Genişletilmiş bienal kavramını desteklemek için, etkinliklerin fizikselliğini de aşıyoruz. Konuşmaların ve tartışmaların dijital ortamda sürmesini sağlayan, bienal süresince makale ve yayınların yükleneceği, bir tür platform gibi işlemekte olan bir web sitemiz var. Burada özellikle tasarım ve tasarım eğitimi konusunda bir dizi fikri bir araya getirmeyi amaçlıyoruz.

Dikkat edilmesi gereken diğer formatlar arasında, şu anda Taksim Meydanı’nda sergilenmekte olan Japon fotoğraf sanatçısı Naho Kubota’nın Mimarlık Okulları işi var ki bunun İstanbul’da oldukça ses getireceğini düşünüyorum. Kubota, Ankara’dan İstanbul’a, beş mimarlık okulunun iç mekanlarını fotoğraflıyor. Ayrıca İstanbul Bilgi Üniversitesi öğrencileriyle de bir atölye çalışması düzenleyecek.

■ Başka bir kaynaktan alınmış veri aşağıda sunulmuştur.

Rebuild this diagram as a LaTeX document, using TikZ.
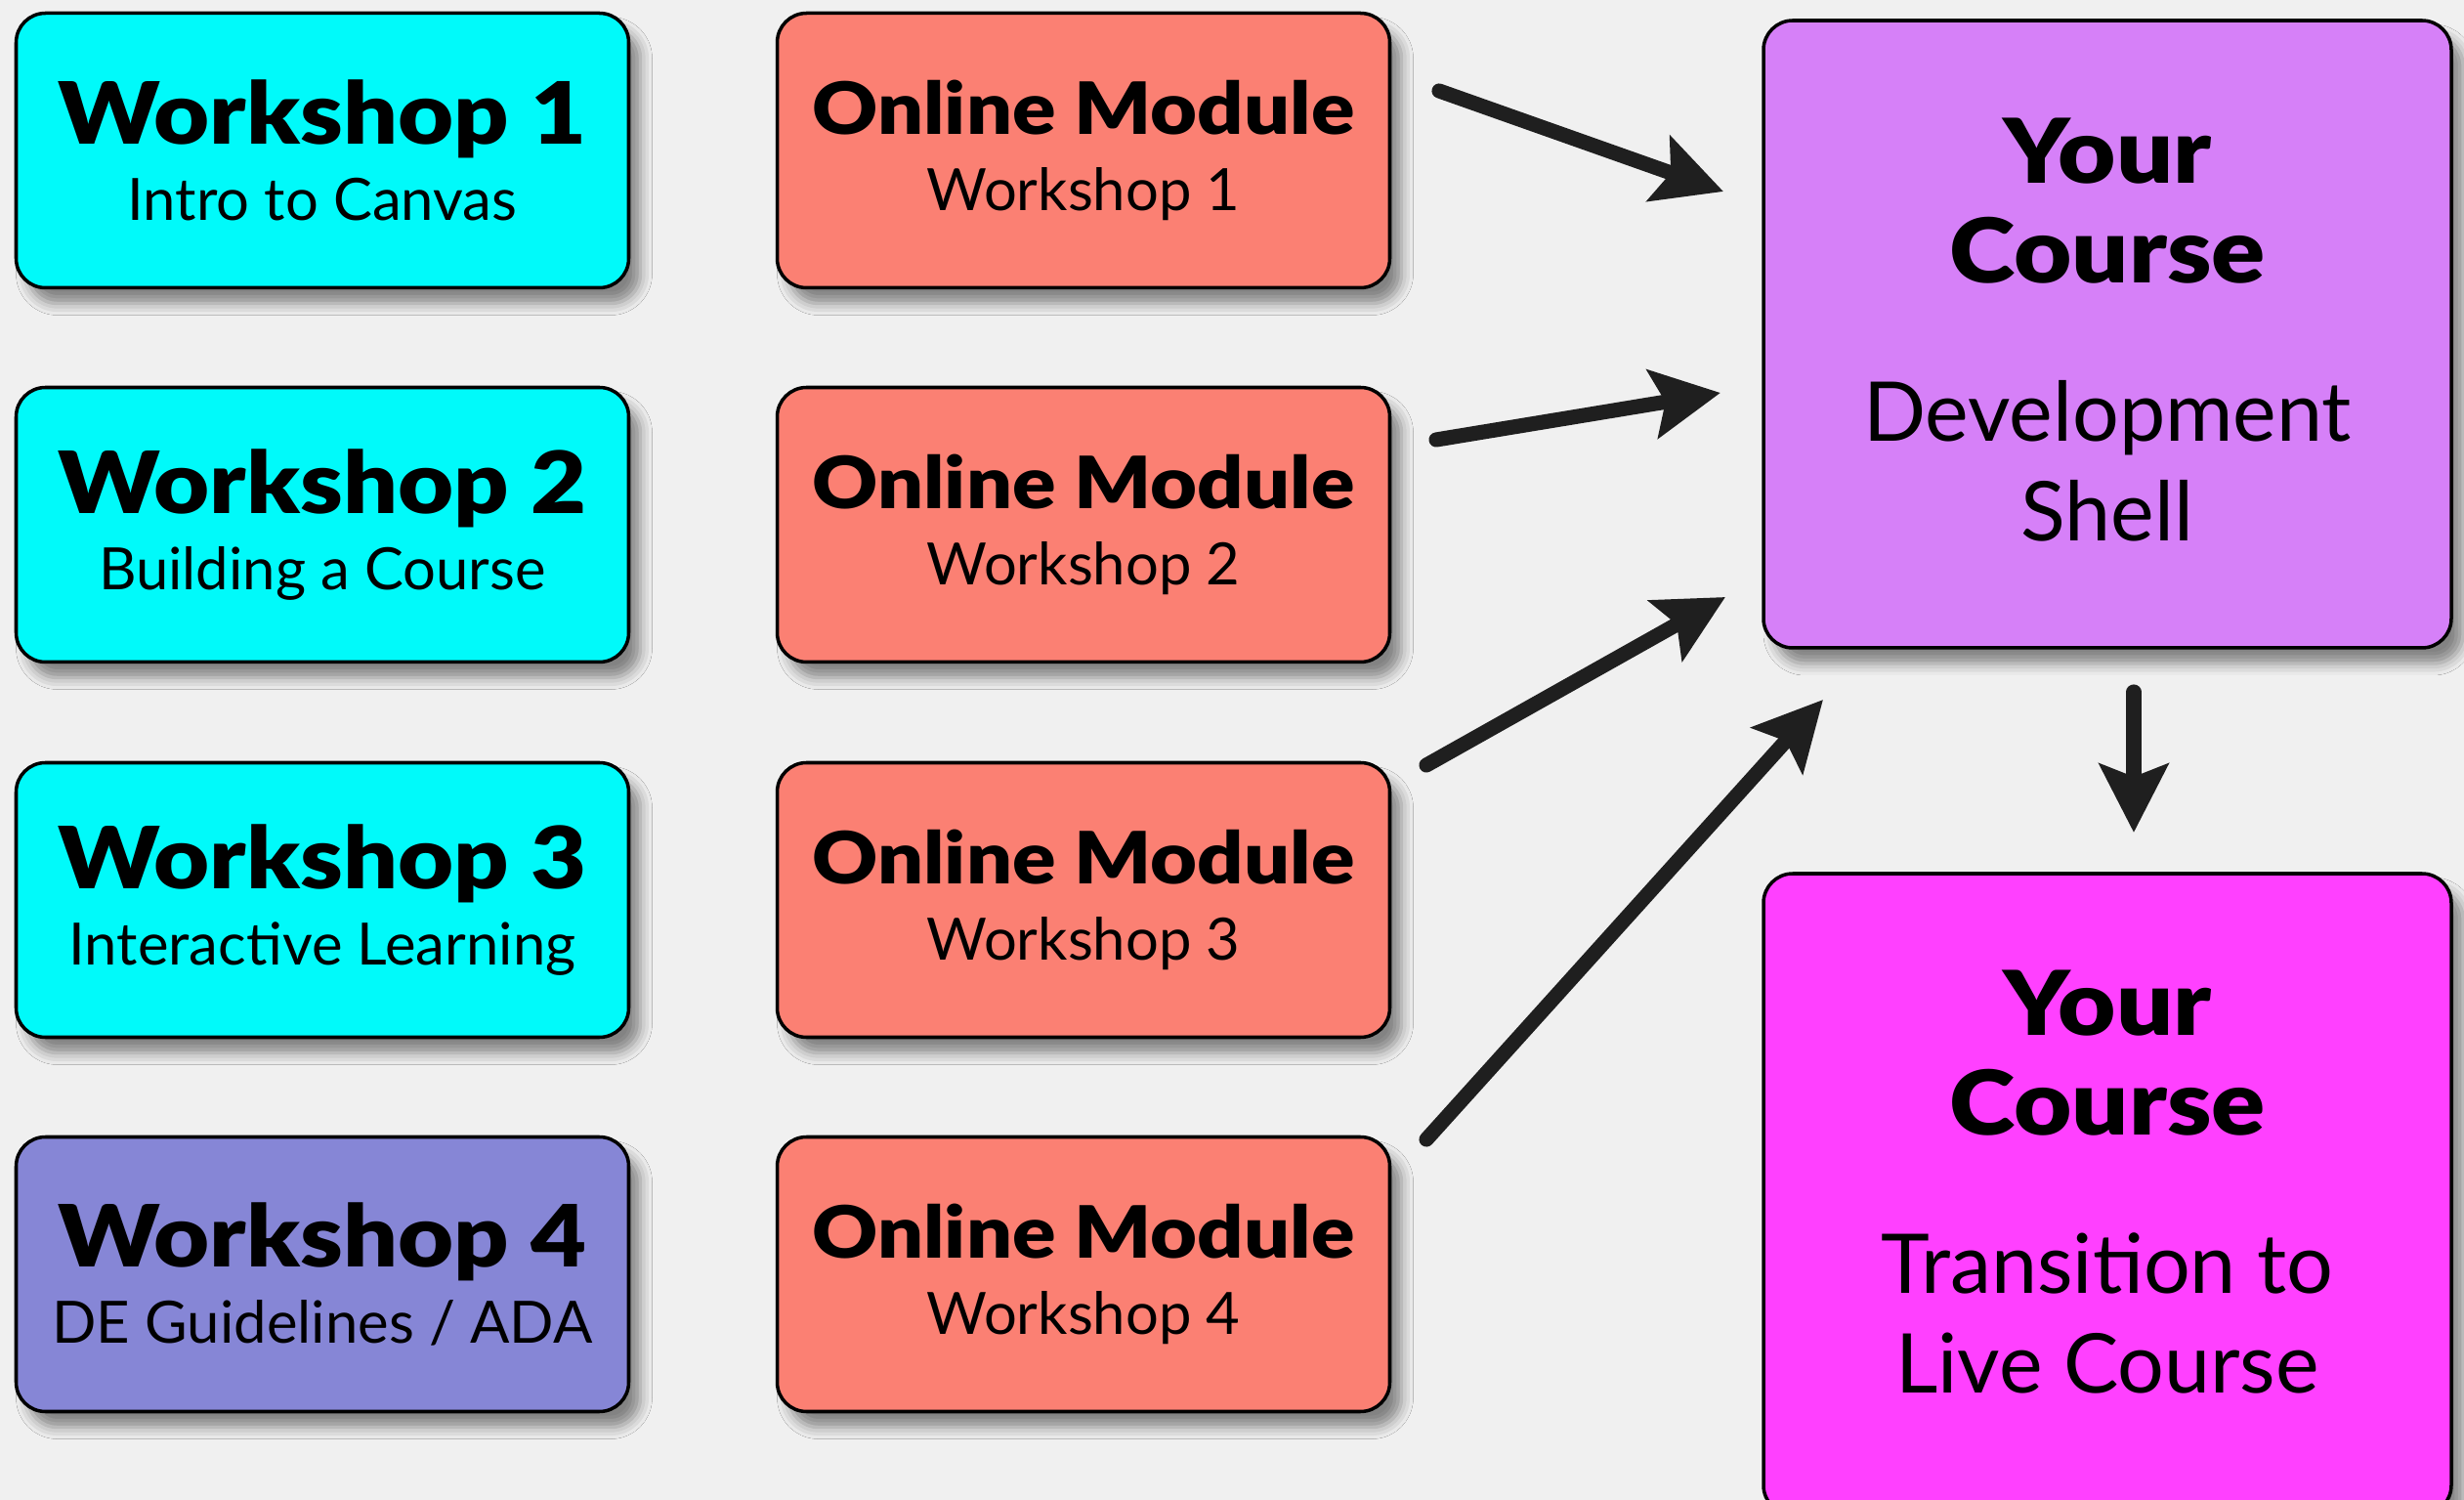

ET: Bienaldeki bazı işler özellikle toplumun kadın emeğine bakışını sorguluyor. Sizin çizili çerçevelerin dışına bakma niyetiniz ve günümüz normlarını sorgulama eğilimlerinizi göz önüne alarak, cinsiyet ayrımı bienalin genelinde de üzerinde dikkatle durduğunuz bir konu muydu?
VS: Basit bir gözlemle, küratöryel ekibin üçte ikisini kadınlar oluşturuyor, yani bu açıkça farkında olduğumuz bir konuydu. Pek çok bienalde işlerin büyük bir kısmı erkeklerce yapılmış oluyor, fakat bu bienalde katılımcıların yarısından fazlası kadın. Ve dediğiniz gibi “kadın işi”, “erkek işi” tanımlarını sorguluyor.

NB: Özellikle kadın katılımcılara ağırlık vermek gibi çabamız olmadı aslına bakarsanız fakat daha ilk anda ne kadar çok kadın katılımcı olduğunu görerek şaşırdık. Günümüzde kadın hareketinin daha sesli ve etkin olmaya başlamasıyla, belki de kadınlar değişen dünyaya uyum sağlamakta daha atik, bağlamsal işler yapmakta daha usta hale geldiler.

ET: Konuşmanın başında, bu süreçte küratöryel ekibin de çok şey öğrendiğini ifade ettiniz. Neydi bunlar?
VS: Ben kesinlikle birlikte çalışmanın yeni yollarını öğrendim. Verili normları ve sistemleri sürekli sorgulamanın ve şüphe etmenin, yeniden çerçevelemenin, yeniden değerlendirme ve öğrenmenin çok yorucu olduğunu da öğrendim. Bu alışık olduğumuz bir şey değil. İyi bir destek ağınız yoksa bu tür bir sürekli sorgulama mümkün değil. Çoğunlukla, diğer insanlardan öğrendim ve diğerlerini duymaya ve dinlemeye istekli olma halini benimsedim.

NB: Çok fazla şey öğrendim ve bunları tek bir sözle nasıl ifade edebilirim bilmiyorum. Benim için en çarpıcı olan eğitim hakkında edindiğim bilgilerdi. Her birimizin hayatında bu kadar geniş zaman alıyor ve yine de hiçbirimiz bir adım geri atıp tüm bunların nereden geldiğini, nasıl inşa edildiğini, üzerimizde ne gibi etkileri olduğunu sorgulamıyoruz. Öte yandan tasarımın pragmatik bir eylem olmanın ötesinde yeni bir şey olmaya geçişini gözlemlemek de çok zihin açıcıydı. Fakat herkesten öğrenmek -hep birlikte, farklı kültürlerle istikrarsız ekonomik zamanlarda çalışmak- bienalin ana çıktısıydı. Bu öğrenme yaklaşımının neler getireceğini bienali kurgularken bilmiyorduk, çünkü sonucu zaten bildiğin bir şeyden ne öğrenirsin? Tüm bunların işbirliğiyle bir araya geldiğini görmek çok güzel.